start RECORDS FOR PROCESSING

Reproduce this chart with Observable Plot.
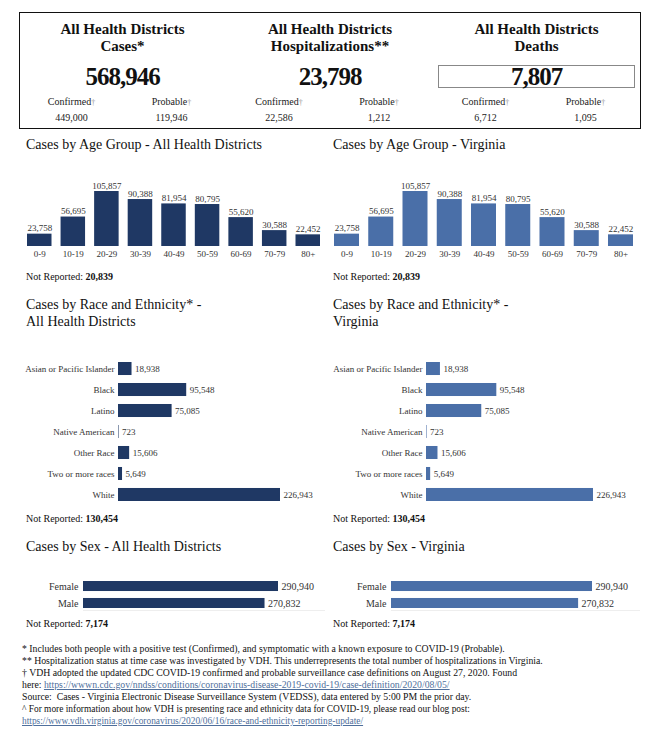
<!DOCTYPE html>
<html><head><meta charset="utf-8">
<script src="https://cdn.jsdelivr.net/npm/d3@7"></script>
<script src="https://cdn.jsdelivr.net/npm/@observablehq/plot@0.6"></script>
<style>
body{margin:0;background:#fff;font-family:'Liberation Serif',Tinos,'Times New Roman',Times,'DejaVu Serif',serif;color:#111;}
#page{position:relative;width:649px;height:732px;overflow:hidden;background:#fff;}
.abs{position:absolute;white-space:nowrap;}
.box{position:absolute;left:19px;top:12px;width:620px;height:115px;border:1px solid #111;}
.dbox{position:absolute;left:438px;top:65px;width:195px;height:21px;border:1.5px solid #888;}
.ttl{font-weight:bold;font-size:15px;line-height:17px;text-align:center;color:#111;}
.big{font-weight:bold;font-size:25px;line-height:26px;letter-spacing:-1px;text-align:center;color:#111;}
.sub{font-size:10px;line-height:12px;text-align:center;color:#222;}
.dg{color:#999;font-size:8px;}
.sec{font-size:14px;line-height:17px;color:#111;}
.nr{font-size:10px;line-height:12px;color:#111;}
.notes{font-size:9.75px;line-height:12px;color:#111;}
.notes a{color:#4f6f9c;text-decoration:underline;}
.small{font-size:9.4px;}
.faint{position:absolute;height:1px;background:#eeeeee;}
svg text{font-family:'Liberation Serif',Tinos,'Times New Roman',Times,'DejaVu Serif',serif;}
</style></head><body><div id="page"></div>
<script>
// ---- data ----
const summaryTitles = ["Cases*", "Hospitalizations**", "Deaths"];
const summaryTotals = [568946, 23798, 7807];
const summaryConfirmed = [449000, 22586, 6712];
const summaryProbable = [119946, 1212, 1095];

const ageGroups = ["0-9", "10-19", "20-29", "30-39", "40-49", "50-59", "60-69", "70-79", "80+"];
const ageCases = [23758, 56695, 105857, 90388, 81954, 80795, 55620, 30588, 22452];
const ageNotReported = 20839;

const races = ["Asian or Pacific Islander", "Black", "Latino", "Native American", "Other Race", "Two or more races", "White"];
const raceCases = [18938, 95548, 75085, 723, 15606, 5649, 226943];
const raceNotReported = 130454;

const sexes = ["Female", "Male"];
const sexCases = [290940, 270832];
const sexNotReported = 7174;

const darkBlue = "#1f3864";
const lightBlue = "#4a6fa8";
const fmt = d3.format(",");
const serif = "'Liberation Serif',Tinos,'Times New Roman',Times,'DejaVu Serif',serif";

const page = document.getElementById("page");
function add(html, cls, left, top, width) {
  const d = document.createElement("div");
  d.className = "abs " + (cls || "");
  d.style.left = left + "px";
  d.style.top = top + "px";
  if (width != null) d.style.width = width + "px";
  d.innerHTML = html;
  page.appendChild(d);
  return d;
}

// ---- summary box ----
const b = document.createElement("div"); b.className = "box"; page.appendChild(b);
const db = document.createElement("div"); db.className = "dbox"; page.appendChild(db);
const colCenters = [122.5, 330, 536.5];
summaryTitles.forEach((t, i) => {
  const c = colCenters[i];
  add("All Health Districts<br>" + t, "ttl", c - 100, 21, 200);
  add(fmt(summaryTotals[i]), "big", c - 100, 64, 200);
  add('Confirmed<span class="dg">†</span>', "sub", c - 51 - 50, 96, 100);
  add('Probable<span class="dg">†</span>', "sub", c + 49 - 50, 96, 100);
  add(fmt(summaryConfirmed[i]), "sub", c - 51 - 50, 112, 100);
  add(fmt(summaryProbable[i]), "sub", c + 49 - 50, 112, 100);
});

// ---- chart builders ----
const baseStyle = {fontFamily: serif, fontSize: "9px", color: "#333", background: "transparent", overflow: "visible"};

function ageChart(color, width, mL, mR) {
  const data = ageGroups.map((g, i) => ({group: g, value: ageCases[i]}));
  return Plot.plot({
    width, height: 96, marginLeft: mL, marginRight: mR, marginTop: 21, marginBottom: 20,
    style: baseStyle,
    x: {domain: ageGroups, paddingInner: 0.27, paddingOuter: 0, round: false, label: null},
    y: {domain: [0, d3.max(ageCases)], axis: null},
    marks: [
      Plot.barY(data, {x: "group", y: "value", fill: color}),
      Plot.text(data, {x: "group", y: "value", text: d => fmt(d.value), lineAnchor: "bottom", dy: -3, fill: "#333"}),
      Plot.axisX({tickSize: 0, tickPadding: 4, label: null})
    ]
  });
}

function raceChart(color, width, mL, mR) {
  const data = races.map((r, i) => ({race: r, value: raceCases[i]}));
  return Plot.plot({
    width, height: 166, marginLeft: mL, marginRight: mR, marginTop: 22, marginBottom: 5,
    style: baseStyle,
    y: {domain: races, paddingInner: 0.38, paddingOuter: 0, round: false, label: null},
    x: {domain: [0, d3.max(raceCases)], axis: null},
    marks: [
      Plot.barX(data, {y: "race", x: "value", fill: color}),
      Plot.text(data, {y: "race", x: "value", text: d => fmt(d.value), textAnchor: "start", dx: 3, fill: "#333"}),
      Plot.axisY({tickSize: 0, tickPadding: 4, label: null})
    ]
  });
}

function sexChart(color, width, mL, mR) {
  const data = sexes.map((s, i) => ({sex: s, value: sexCases[i]}));
  return Plot.plot({
    width, height: 45, marginLeft: mL, marginRight: mR, marginTop: 11, marginBottom: 7,
    style: {...baseStyle, fontSize: "10px"},
    y: {domain: sexes, paddingInner: 0.41, paddingOuter: 0, round: false, label: null},
    x: {domain: [0, d3.max(sexCases)], axis: null},
    marks: [
      Plot.barX(data, {y: "sex", x: "value", fill: color}),
      Plot.text(data, {y: "sex", x: "value", text: d => fmt(d.value), textAnchor: "start", dx: 3, fill: "#333"}),
      Plot.axisY({tickSize: 0, tickPadding: 5, label: null})
    ]
  });
}

function place(svg, left, top) {
  const w = document.createElement("div");
  w.className = "abs";
  w.style.left = left + "px";
  w.style.top = top + "px";
  w.appendChild(svg);
  page.appendChild(w);
}

// ---- age section ----
add("Cases by Age Group - All Health Districts", "sec", 26, 136);
add("Cases by Age Group - Virginia", "sec", 333, 136);
place(ageChart(darkBlue, 330, 27, 10), 0, 170);
place(ageChart(lightBlue, 324, 9, 16), 325, 170);
add("Not Reported: <b>" + fmt(ageNotReported) + "</b>", "nr", 26, 271);
add("Not Reported: <b>" + fmt(ageNotReported) + "</b>", "nr", 333, 271);

// ---- race section ----
add("Cases by Race and Ethnicity* -<br>All Health Districts", "sec", 26, 296);
add("Cases by Race and Ethnicity* -<br>Virginia", "sec", 333, 296);
place(raceChart(darkBlue, 330, 118, 50), 0, 340);
place(raceChart(lightBlue, 324, 101, 56), 325, 340);
add("Not Reported: <b>" + fmt(raceNotReported) + "</b>", "nr", 26, 513);
add("Not Reported: <b>" + fmt(raceNotReported) + "</b>", "nr", 333, 513);

// ---- sex section ----
add("Cases by Sex - All Health Districts", "sec", 26, 538);
add("Cases by Sex - Virginia", "sec", 333, 538);
const f1 = document.createElement("div"); f1.className = "faint"; f1.style.left = "83px"; f1.style.top = "610px"; f1.style.width = "242px"; page.appendChild(f1);
const f2 = document.createElement("div"); f2.className = "faint"; f2.style.left = "391px"; f2.style.top = "610px"; f2.style.width = "249px"; page.appendChild(f2);
place(sexChart(darkBlue, 330, 83, 52), 0, 570);
place(sexChart(lightBlue, 324, 66, 57), 325, 570);
add("Not Reported: <b>" + fmt(sexNotReported) + "</b>", "nr", 26, 618);
add("Not Reported: <b>" + fmt(sexNotReported) + "</b>", "nr", 333, 618);

// ---- notes ----
add(
  "* Includes both people with a positive test (Confirmed), and symptomatic with a known exposure to COVID-19 (Probable).<br>" +
  "** Hospitalization status at time case was investigated by VDH. This underrepresents the total number of hospitalizations in Virginia.<br>" +
  "† VDH adopted the updated CDC COVID-19 confirmed and probable surveillance case definitions on August 27, 2020. Found<br>" +
  'here: <a>https://wwwn.cdc.gov/nndss/conditions/coronavirus-disease-2019-covid-19/case-definition/2020/08/05/</a><br>' +
  "Source:&nbsp; Cases - Virginia Electronic Disease Surveillance System (VEDSS), data entered by 5:00 PM the prior day.<br>" +
  '<span class="small">^ For more information about how VDH is presenting race and ethnicity data for COVID-19, please read our blog post:<br>' +
  '<a>https://www.vdh.virginia.gov/coronavirus/2020/06/16/race-and-ethnicity-reporting-update/</a></span>',
  "notes", 22, 643);
</script>
</body></html>
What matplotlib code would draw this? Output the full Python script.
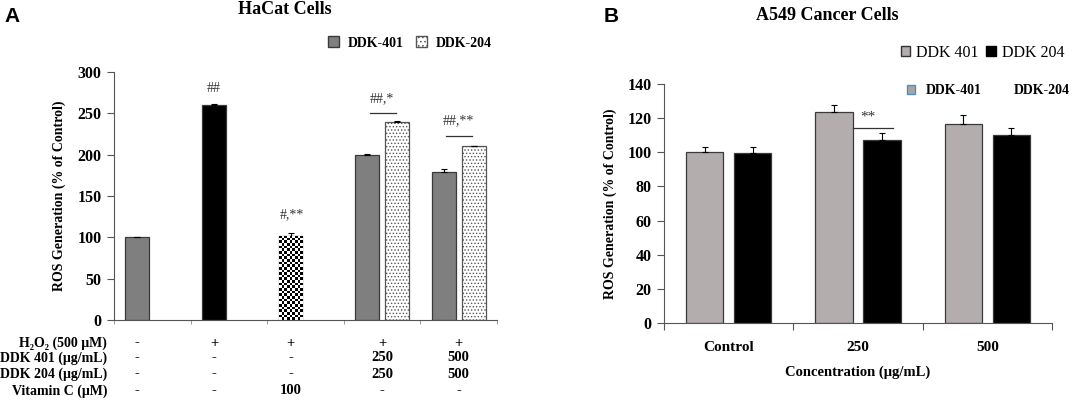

end RECORDS FOR PROCESSING

Reproduce every line of the listing above in which the string "script" appears.

<script src="https://cdn.jsdelivr.net/npm/d3@7"></script>
<script src="https://cdn.jsdelivr.net/npm/@observablehq/plot@0.6"></script>
<script>
</script>
What matplotlib code would draw this? Output the full Python script.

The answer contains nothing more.